To maintain our one-car lifestyle and savings, we’ll have to adjust as changes come up - our kids will transition to new schools, my work schedule may change based on working with our international teams, etc.

But overall, by planning ahead, communicating, and setting up the basic rules, I’m confident we’ll be able to manage.

One of the most exciting things for me will be when our county completes the bike path between my town and the office I work at. I’d bike to work now, but the backroads don’t have shoulders so safety is a big question. Once the path is built, our one-car lifestyle should get even easier as I can bike to work, saving gas and getting extra exercise.
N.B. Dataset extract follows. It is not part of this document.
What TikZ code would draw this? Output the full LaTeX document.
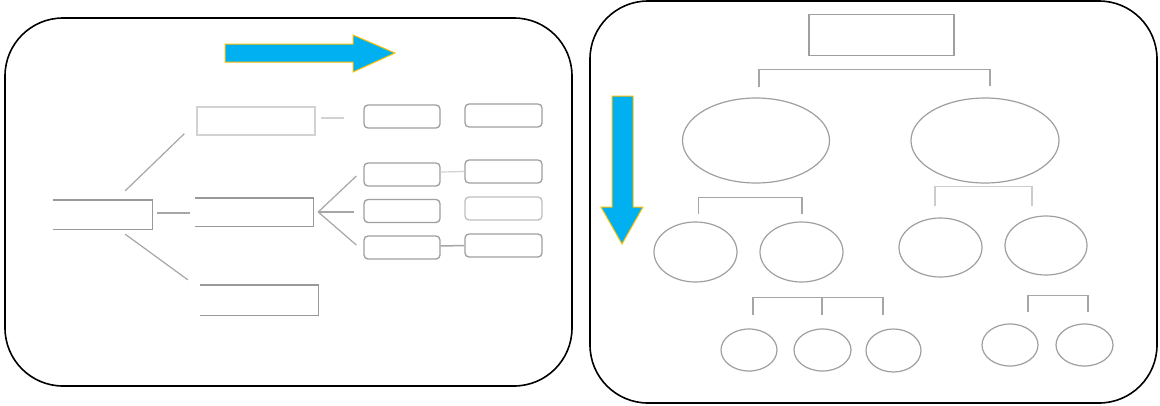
\documentclass[tikz,border=0pt]{standalone}
\usetikzlibrary{calc,shapes.geometric}
\definecolor{arrowblue}{HTML}{00B0F0}
\definecolor{arrowgold}{HTML}{FFC000}
\begin{document}
\begin{tikzpicture}[x=1pt,y=-1pt,
  panel/.style={draw=black,line width=1.6pt,rounded corners=58pt},
  box/.style={draw=gray!75,line width=1.3pt,rectangle,inner sep=0pt},
  openbox/.style={rectangle,inner sep=0pt},
  rbox/.style={draw=gray!75,line width=1.3pt,rectangle,rounded corners=4pt,inner sep=0pt},
  oval/.style={draw=gray!75,line width=1.2pt,ellipse,inner sep=0pt},
  conn/.style={draw=gray!70,line width=1.2pt},
  side/.style={draw=gray!80,line width=1.4pt},
  faint/.style={draw=gray!35,line width=1.2pt},
  bigarrow/.style={fill=arrowblue,draw=arrowgold,line width=1pt,line join=miter}]
\useasboundingbox (0,0) rectangle (1160,405);
\fill[white] (0,0) rectangle (1160,405);
% panels
\draw[panel] (5,18) rectangle (572,386);
\draw[panel] (590,1) rectangle (1157,403);
% arrows
\draw[bigarrow] (225,44) -- (353,44) -- (353,35) -- (395,53) -- (353,72) -- (353,62) -- (225,62) -- cycle;
\draw[bigarrow] (612,96) -- (633,96) -- (633,207) -- (643,207) -- (622,244) -- (601,207) -- (612,207) -- cycle;
% left tree
\node[openbox] (root) at (102.5,214.5) [minimum width=99pt,minimum height=29pt] {};
\node[box,draw=gray!35] (up) at (256,121) [minimum width=118pt,minimum height=28pt] {};
\node[openbox] (mid) at (254,212) [minimum width=118pt,minimum height=28pt] {};
\node[openbox] (low) at (259,300) [minimum width=118pt,minimum height=30pt] {};
\draw[side] (root.north west) -- (root.north east) -- (root.south east) -- (root.south west);
\draw[side] (mid.north west) -- (mid.north east) -- (mid.south east) -- (mid.south west);
\draw[side] (low.north west) -- (low.north east) -- (low.south east) -- (low.south west);
\node[rbox] (a1) at (402,116.5) [minimum width=76pt,minimum height=23pt] {};
\node[rbox] (a2) at (402,174.5) [minimum width=76pt,minimum height=23pt] {};
\node[rbox] (a3) at (402,211) [minimum width=76pt,minimum height=23pt] {};
\node[rbox] (a4) at (402,247.5) [minimum width=76pt,minimum height=23pt] {};
\node[rbox] (b1) at (503.5,115.5) [minimum width=77pt,minimum height=23pt] {};
\node[rbox] (b2) at (503.5,171.5) [minimum width=77pt,minimum height=23pt] {};
\node[rbox,draw=gray!50] (b3) at (503.5,208.5) [minimum width=77pt,minimum height=23pt] {};
\node[rbox] (b4) at (503.5,245.5) [minimum width=77pt,minimum height=23pt] {};
\draw[conn] ($(root.north east)+(-27,-9)$) -- ($(up.south west)+(-12,-2)$);
\draw[conn] ($(root.south east)+(-27,5)$) -- ($(low.north west)+(-12,-5)$);
\draw[conn,line width=1.6pt] (root.east) ++(5,-1.5) -- ($(mid.west)+(-5,1)$);
\draw[faint] (up.east) ++(5,-3) -- ($(a1.west)+(-19,1.5)$);
\draw[conn] (mid.east) ++(5,0) -- ($(a2.west)+(-7,1.5)$);
\draw[conn] (mid.east) ++(5,0) -- ($(a3.west)+(-9,1)$);
\draw[conn] (mid.east) ++(5,0) -- ($(a4.west)+(-7,-2.5)$);
\draw[faint] (a2.east) ++(0,-2.5) -- (b2.west);
\draw[conn,line width=1.5pt] (a4.east) ++(0,-1.5) -- (b4.west);
% right tree
\node[box] (top) at (881.5,35) [minimum width=145pt,minimum height=41pt] {};
\node[oval] (E1) at (756,140.5) [minimum width=147pt,minimum height=85pt] {};
\node[oval] (E2) at (985,140.5) [minimum width=148pt,minimum height=85pt] {};
\node[oval] (F1) at (695.5,252) [minimum width=83pt,minimum height=60pt] {};
\node[oval] (F2) at (801.5,252) [minimum width=83pt,minimum height=60pt] {};
\node[oval] (F3) at (940.5,247.5) [minimum width=83pt,minimum height=59pt] {};
\node[oval] (F4) at (1046,245.5) [minimum width=82pt,minimum height=59pt] {};
\node[oval] (G1) at (749,350) [minimum width=56pt,minimum height=42pt] {};
\node[oval] (G2) at (822.5,350) [minimum width=57pt,minimum height=42pt] {};
\node[oval] (G3) at (893.5,350.5) [minimum width=55pt,minimum height=43pt] {};
\node[oval] (G4) at (1010,345) [minimum width=56pt,minimum height=42pt] {};
\node[oval] (G5) at (1084.5,345) [minimum width=57pt,minimum height=42pt] {};
% brackets
\draw[conn] ($(E1.north)+(3,-10)$) |- ($(E2.north)+(5,-28)$) -- ($(E2.north)+(5,-11)$);
\draw[conn] ($(F1.north)+(3,-7)$) |- ($(F2.north)+(0.5,-24)$) -- ($(F2.north)+(0.5,-7)$);
\draw[conn,draw=gray!40] ($(F3.north)+(-5.5,-11)$) |- ($(F4.north)+(-14,-29)$) -- ($(F4.north)+(-14,-9)$);
\draw[conn] ($(G1.north)+(4,-13)$) |- ($(G3.north)+(-10.5,-31)$) -- ($(G3.north)+(-10.5,-13)$);
\draw[conn] ($(G2.north)+(-0.5,-31)$) -- ($(G2.north)+(-0.5,-13)$);
\draw[conn] ($(G4.north)+(18,-11)$) |- ($(G5.north)+(3.5,-28)$) -- ($(G5.north)+(3.5,-11)$);
\end{tikzpicture}
\end{document}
Of course, that begs the question - what’s next?

A Zero Car Future?

When my employees discovered that we had downsized to one car, they jokingly asked me if our next step was to drop to zero cars. My answer? I hope so

While it may not be immediately next, it’s certainly something I think we can and will achieve in the next 10-15 years. With the rapid development of self-driving cars, I’m hopeful that our family can get to the point where we don’t even need to own a car.

Who knows - if we get to that point, maybe our next big move will to be a zero-garage family in the suburbs :)

So, now I’ll throw it to you. Have you decided to live in a way that’s different from those around you? How did you do it? Otherwise, what’s your car situation? Are you rockin’ the suburbs?